Typical Sharpe Ratios
Sharpe ratios are generally lower than trend following (0.06-0.8), reflecting higher volatility and crash risks (e.g., -70%+ drawdowns in 1932/2009). Optimized versions improve to ~0.5-0.8. Performance is stronger for shorter lookbacks in some markets but varies by period (e.g., higher pre-1990).

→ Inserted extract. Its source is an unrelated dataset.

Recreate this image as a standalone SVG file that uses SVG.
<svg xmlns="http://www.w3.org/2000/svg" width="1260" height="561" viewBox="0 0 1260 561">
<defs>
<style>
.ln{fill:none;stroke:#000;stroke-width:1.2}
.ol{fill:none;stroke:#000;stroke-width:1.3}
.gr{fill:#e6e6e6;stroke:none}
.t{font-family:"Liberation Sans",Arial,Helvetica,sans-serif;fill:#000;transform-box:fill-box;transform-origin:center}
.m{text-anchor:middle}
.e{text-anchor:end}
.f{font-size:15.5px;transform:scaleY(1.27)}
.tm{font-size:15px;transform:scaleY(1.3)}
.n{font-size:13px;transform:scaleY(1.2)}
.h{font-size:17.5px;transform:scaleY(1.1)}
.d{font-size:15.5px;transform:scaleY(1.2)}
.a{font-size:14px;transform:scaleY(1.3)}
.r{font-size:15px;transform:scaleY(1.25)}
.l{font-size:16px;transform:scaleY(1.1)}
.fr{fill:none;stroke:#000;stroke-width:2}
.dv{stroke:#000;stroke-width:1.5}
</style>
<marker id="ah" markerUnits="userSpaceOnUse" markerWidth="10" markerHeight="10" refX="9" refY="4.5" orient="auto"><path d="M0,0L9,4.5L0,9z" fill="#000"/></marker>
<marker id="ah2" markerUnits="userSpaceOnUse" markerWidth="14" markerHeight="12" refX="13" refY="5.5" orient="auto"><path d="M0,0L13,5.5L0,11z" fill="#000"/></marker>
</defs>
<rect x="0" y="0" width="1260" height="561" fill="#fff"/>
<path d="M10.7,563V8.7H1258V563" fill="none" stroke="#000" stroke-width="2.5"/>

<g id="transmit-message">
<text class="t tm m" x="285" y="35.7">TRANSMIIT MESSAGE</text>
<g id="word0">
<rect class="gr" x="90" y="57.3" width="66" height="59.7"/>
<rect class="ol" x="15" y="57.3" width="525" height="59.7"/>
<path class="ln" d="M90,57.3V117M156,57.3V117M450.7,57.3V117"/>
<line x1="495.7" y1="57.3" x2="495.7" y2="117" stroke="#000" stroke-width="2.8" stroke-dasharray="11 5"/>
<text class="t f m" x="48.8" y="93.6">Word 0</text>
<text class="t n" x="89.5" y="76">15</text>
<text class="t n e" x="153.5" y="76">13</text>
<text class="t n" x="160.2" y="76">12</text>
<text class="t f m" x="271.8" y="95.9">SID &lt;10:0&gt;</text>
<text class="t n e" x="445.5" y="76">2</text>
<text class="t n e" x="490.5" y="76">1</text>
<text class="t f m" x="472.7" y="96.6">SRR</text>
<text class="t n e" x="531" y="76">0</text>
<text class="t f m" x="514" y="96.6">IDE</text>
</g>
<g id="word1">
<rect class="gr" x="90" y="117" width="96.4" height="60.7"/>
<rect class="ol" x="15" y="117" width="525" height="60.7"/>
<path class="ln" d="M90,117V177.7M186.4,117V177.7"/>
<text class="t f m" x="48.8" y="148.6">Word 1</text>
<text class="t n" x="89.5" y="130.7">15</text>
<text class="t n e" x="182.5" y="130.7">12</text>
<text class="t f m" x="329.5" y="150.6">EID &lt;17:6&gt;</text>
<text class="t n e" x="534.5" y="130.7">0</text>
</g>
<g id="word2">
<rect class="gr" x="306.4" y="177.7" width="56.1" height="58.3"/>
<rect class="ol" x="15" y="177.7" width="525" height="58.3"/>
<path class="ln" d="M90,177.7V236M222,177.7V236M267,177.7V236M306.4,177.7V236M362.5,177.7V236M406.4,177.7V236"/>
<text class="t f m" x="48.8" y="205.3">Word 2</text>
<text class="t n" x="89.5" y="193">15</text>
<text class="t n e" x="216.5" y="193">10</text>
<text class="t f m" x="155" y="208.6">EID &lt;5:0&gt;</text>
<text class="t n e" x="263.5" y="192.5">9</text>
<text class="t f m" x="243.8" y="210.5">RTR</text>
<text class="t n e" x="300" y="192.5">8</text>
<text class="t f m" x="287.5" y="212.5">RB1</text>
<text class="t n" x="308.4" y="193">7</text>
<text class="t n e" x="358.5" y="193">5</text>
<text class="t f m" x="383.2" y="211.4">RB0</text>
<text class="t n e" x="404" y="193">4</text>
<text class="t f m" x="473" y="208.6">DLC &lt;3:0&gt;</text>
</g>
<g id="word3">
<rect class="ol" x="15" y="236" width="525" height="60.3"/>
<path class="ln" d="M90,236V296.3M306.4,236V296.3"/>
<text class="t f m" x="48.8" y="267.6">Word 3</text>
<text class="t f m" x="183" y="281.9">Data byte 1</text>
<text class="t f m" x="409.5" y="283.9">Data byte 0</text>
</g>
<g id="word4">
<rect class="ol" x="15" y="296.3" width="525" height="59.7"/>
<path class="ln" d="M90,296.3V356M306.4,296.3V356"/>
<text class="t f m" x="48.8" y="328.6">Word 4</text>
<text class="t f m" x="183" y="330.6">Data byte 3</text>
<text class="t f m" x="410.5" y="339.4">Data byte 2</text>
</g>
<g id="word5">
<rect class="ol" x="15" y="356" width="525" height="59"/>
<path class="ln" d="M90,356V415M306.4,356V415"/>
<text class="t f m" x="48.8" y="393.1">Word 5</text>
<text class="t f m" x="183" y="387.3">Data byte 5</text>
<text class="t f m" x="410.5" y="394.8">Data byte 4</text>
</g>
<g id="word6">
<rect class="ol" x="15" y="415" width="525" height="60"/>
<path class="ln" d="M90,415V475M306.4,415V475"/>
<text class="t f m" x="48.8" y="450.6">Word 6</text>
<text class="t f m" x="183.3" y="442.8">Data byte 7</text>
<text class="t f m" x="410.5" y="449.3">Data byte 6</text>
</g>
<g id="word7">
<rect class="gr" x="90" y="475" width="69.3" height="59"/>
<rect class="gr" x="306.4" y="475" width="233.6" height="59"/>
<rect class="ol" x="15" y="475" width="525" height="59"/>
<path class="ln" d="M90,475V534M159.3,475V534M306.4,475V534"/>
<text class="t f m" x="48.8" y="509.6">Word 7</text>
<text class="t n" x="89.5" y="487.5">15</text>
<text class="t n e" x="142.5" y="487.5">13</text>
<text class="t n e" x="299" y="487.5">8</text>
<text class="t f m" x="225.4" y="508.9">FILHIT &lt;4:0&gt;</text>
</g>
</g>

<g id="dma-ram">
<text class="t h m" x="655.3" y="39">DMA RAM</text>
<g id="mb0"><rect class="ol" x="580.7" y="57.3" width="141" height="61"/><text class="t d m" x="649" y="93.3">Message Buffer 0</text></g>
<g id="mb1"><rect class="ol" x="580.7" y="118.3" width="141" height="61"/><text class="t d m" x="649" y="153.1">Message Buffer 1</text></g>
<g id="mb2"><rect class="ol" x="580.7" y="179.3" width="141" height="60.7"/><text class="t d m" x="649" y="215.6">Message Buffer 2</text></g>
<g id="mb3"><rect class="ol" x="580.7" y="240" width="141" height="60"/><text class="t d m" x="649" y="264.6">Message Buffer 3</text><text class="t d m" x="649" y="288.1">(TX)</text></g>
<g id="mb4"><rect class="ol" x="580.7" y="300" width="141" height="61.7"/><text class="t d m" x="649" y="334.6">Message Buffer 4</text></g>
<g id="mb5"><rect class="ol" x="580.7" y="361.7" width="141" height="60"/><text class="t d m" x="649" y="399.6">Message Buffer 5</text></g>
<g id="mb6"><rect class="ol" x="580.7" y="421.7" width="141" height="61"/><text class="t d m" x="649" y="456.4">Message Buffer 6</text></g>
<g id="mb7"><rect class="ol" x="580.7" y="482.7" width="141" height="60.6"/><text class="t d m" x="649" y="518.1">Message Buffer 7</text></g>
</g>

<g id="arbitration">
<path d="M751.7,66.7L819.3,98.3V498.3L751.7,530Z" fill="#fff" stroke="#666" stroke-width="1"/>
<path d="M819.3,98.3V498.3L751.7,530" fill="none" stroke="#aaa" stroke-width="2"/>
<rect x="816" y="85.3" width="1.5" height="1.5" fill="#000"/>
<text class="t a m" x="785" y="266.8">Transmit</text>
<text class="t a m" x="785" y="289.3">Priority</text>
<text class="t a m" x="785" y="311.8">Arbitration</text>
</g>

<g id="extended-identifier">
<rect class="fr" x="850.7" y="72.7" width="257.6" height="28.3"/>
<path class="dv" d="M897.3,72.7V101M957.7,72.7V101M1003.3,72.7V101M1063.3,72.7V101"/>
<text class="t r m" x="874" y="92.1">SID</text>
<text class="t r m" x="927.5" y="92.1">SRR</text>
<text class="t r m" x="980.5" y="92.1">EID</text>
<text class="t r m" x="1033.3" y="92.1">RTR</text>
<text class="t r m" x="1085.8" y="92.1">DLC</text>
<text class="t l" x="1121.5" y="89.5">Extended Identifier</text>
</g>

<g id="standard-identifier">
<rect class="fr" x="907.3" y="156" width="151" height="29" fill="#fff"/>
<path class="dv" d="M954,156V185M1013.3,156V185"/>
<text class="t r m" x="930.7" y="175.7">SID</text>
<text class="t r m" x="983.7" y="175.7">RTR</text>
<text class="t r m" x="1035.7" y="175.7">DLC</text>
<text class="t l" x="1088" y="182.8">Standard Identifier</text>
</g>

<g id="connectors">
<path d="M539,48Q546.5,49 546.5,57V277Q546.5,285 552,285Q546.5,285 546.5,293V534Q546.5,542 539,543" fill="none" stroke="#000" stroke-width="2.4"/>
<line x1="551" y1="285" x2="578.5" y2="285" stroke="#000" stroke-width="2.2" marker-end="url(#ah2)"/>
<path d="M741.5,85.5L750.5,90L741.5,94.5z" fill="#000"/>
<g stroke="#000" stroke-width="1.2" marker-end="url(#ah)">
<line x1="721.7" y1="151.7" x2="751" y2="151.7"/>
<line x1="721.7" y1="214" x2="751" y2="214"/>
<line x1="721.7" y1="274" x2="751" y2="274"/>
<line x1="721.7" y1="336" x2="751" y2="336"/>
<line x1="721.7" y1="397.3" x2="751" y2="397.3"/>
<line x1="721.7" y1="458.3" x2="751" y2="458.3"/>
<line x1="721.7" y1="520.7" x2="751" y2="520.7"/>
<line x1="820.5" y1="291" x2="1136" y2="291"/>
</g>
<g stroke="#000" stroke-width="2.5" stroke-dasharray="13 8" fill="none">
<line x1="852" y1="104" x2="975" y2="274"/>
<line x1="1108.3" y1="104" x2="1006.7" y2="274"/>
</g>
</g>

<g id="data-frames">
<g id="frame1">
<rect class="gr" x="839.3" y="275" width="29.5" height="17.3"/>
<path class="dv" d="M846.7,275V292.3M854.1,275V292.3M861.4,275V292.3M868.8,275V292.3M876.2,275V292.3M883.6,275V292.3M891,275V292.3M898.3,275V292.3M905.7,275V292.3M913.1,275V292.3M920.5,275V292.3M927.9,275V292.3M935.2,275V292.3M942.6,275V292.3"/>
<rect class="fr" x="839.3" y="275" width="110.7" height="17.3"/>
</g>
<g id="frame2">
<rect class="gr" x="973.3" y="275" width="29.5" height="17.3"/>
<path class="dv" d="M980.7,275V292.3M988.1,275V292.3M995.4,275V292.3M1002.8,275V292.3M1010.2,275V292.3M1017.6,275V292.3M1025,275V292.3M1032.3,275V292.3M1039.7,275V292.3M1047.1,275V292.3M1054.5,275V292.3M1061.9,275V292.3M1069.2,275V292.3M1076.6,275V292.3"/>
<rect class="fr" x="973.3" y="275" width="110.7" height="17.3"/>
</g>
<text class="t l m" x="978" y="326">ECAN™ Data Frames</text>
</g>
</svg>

| Strategy Type | Lookback/Holding Example | Assets/Period | Sharpe Ratio | Notes/Source |
|---|---|---|---|---|
| Standard XSMOM | 12-month lookback / 1-month hold | Swedish stocks (1999-2022) | 0.06 | Annualized return 2.03%, volatility 32.6%; better for short lookbacks (e.g., 3-month: mean monthly return 0.41%). |
| Standard XSMOM | 3-month lookback / 1-month hold | Swedish stocks (1999-2022) | ~0.15 (implied) | Higher returns than 12-month but insignificant; alpha 0.0148 in Carhart model. |
| Baseline Heuristic XSMOM | 9-12 month lookback / 1-month hold | US equities (1926-2020) | 0.51 | Excess return ~12-15%; prone to crashes (-91% in 1932); post-1990: 0.39. |
| Volatility-Adjusted Mean-CVaR XSMOM | 9-month lookback / 1-month hold | US equities (1926-2020) | 0.73-0.78 | Best with 6-month mean/3-month volatility windows; avoids crashes; UP ratio higher than baseline. |
| Reward-Risk Mean-CVaR XSMOM | 12-month lookback / 1-month hold | US equities (1926-2020) | 0.26-0.50 | Underperforms baseline due to mean estimation issues; best with 12-month windows. |
| VIX-Adjusted Mean-CVaR XSMOM | 9-month lookback / 1-month hold | US equities (1990-2020) | 0.47 | Outperforms baseline (0.39) post-1990; lower excess return but crash-resistant. |
Sharpe calculation follows the same formula as above. Studies note cross-sectional momentum complements trend following, with combinations boosting overall Sharpe (e.g., by 45-66% in diversified portfolios).